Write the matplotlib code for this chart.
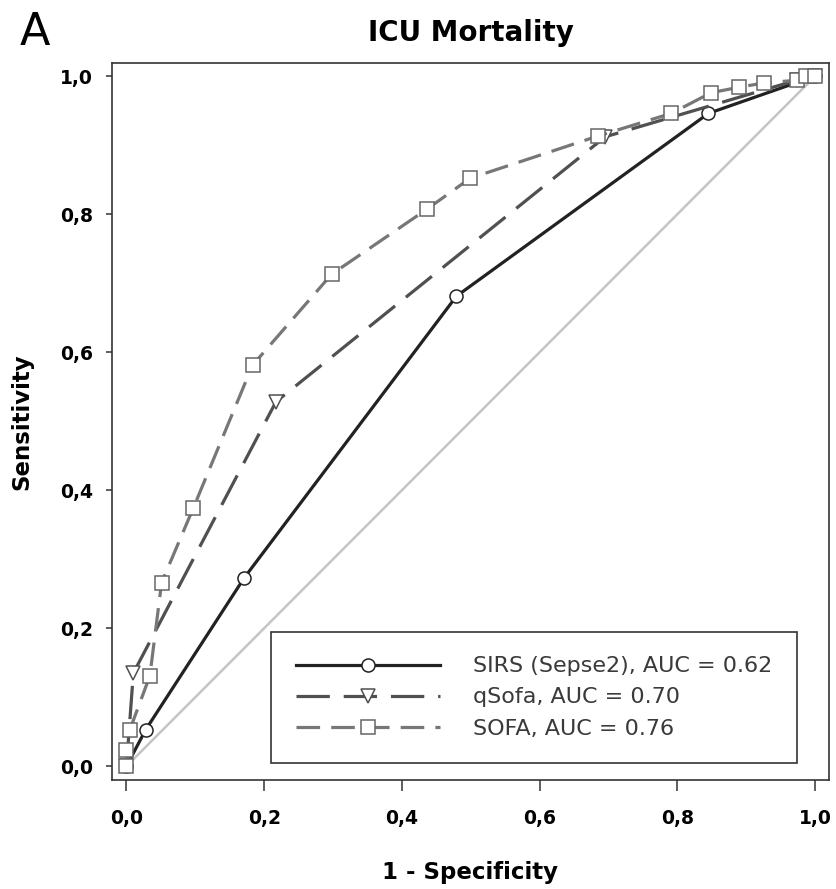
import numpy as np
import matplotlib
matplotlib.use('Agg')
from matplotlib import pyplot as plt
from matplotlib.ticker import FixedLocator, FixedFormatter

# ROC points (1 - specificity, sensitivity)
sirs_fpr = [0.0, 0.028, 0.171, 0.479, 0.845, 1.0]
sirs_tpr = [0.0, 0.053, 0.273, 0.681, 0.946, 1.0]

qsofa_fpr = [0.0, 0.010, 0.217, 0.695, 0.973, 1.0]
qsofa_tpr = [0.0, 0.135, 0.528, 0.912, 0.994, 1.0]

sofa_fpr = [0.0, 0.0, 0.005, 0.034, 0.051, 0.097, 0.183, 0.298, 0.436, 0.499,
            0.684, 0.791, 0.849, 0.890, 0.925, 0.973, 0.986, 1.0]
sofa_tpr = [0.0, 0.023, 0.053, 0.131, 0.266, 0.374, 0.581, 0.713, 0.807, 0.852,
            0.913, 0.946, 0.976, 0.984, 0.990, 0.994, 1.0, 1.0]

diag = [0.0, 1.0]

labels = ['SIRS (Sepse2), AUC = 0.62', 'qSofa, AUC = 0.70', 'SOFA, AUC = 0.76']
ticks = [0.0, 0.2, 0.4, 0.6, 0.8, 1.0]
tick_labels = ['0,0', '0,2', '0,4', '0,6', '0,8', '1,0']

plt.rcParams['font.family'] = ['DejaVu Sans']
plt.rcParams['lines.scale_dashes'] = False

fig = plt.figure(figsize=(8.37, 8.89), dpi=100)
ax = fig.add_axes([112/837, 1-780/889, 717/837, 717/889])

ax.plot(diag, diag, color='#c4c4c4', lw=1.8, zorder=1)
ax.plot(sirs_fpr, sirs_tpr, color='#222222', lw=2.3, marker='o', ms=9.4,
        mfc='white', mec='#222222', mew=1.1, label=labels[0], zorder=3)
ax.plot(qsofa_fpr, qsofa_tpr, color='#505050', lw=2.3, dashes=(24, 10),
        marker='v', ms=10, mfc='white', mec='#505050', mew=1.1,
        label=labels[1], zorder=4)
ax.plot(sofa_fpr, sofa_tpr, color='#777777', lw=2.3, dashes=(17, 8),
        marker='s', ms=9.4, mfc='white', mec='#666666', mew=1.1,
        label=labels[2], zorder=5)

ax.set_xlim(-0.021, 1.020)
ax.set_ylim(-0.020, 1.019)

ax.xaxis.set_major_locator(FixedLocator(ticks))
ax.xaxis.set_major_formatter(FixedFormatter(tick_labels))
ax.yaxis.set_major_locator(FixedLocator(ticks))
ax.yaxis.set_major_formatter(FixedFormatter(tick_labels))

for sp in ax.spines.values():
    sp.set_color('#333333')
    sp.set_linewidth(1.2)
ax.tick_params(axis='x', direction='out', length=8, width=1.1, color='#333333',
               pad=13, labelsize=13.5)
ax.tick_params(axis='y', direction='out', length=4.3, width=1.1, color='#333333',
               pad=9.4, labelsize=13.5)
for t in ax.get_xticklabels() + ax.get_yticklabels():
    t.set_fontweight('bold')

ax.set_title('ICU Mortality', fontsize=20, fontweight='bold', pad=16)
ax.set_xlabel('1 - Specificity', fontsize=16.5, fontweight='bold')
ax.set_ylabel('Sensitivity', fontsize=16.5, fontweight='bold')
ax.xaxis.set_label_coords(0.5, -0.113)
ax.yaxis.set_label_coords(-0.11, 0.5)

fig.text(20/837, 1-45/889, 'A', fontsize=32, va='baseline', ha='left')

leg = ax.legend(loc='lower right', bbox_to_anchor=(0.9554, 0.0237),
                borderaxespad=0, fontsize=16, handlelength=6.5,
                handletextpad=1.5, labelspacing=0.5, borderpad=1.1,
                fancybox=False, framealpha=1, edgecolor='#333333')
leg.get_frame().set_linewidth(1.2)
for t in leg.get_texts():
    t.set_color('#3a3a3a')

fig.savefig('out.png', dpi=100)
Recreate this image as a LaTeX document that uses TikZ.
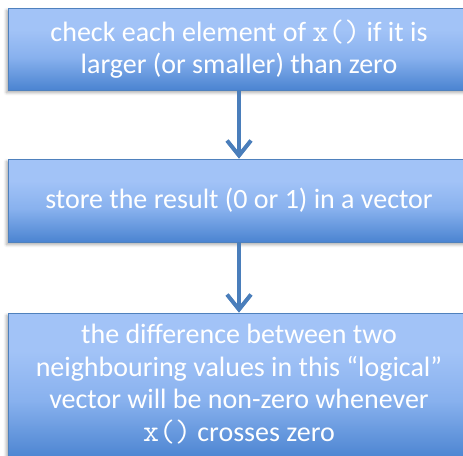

......

** STATED GOAL **
Skip the pictures and quote each line of the entries above, from the first through the line with "qsofa_tpr = [0.0, 0.135, 0.528, 0.912, 0.994, 1.0]", exactly as it appears.

** FULL SOLUTION **
Write the matplotlib code for this chart.
import numpy as np
import matplotlib
matplotlib.use('Agg')
from matplotlib import pyplot as plt
from matplotlib.ticker import FixedLocator, FixedFormatter

# ROC points (1 - specificity, sensitivity)
sirs_fpr = [0.0, 0.028, 0.171, 0.479, 0.845, 1.0]
sirs_tpr = [0.0, 0.053, 0.273, 0.681, 0.946, 1.0]

qsofa_fpr = [0.0, 0.010, 0.217, 0.695, 0.973, 1.0]
qsofa_tpr = [0.0, 0.135, 0.528, 0.912, 0.994, 1.0]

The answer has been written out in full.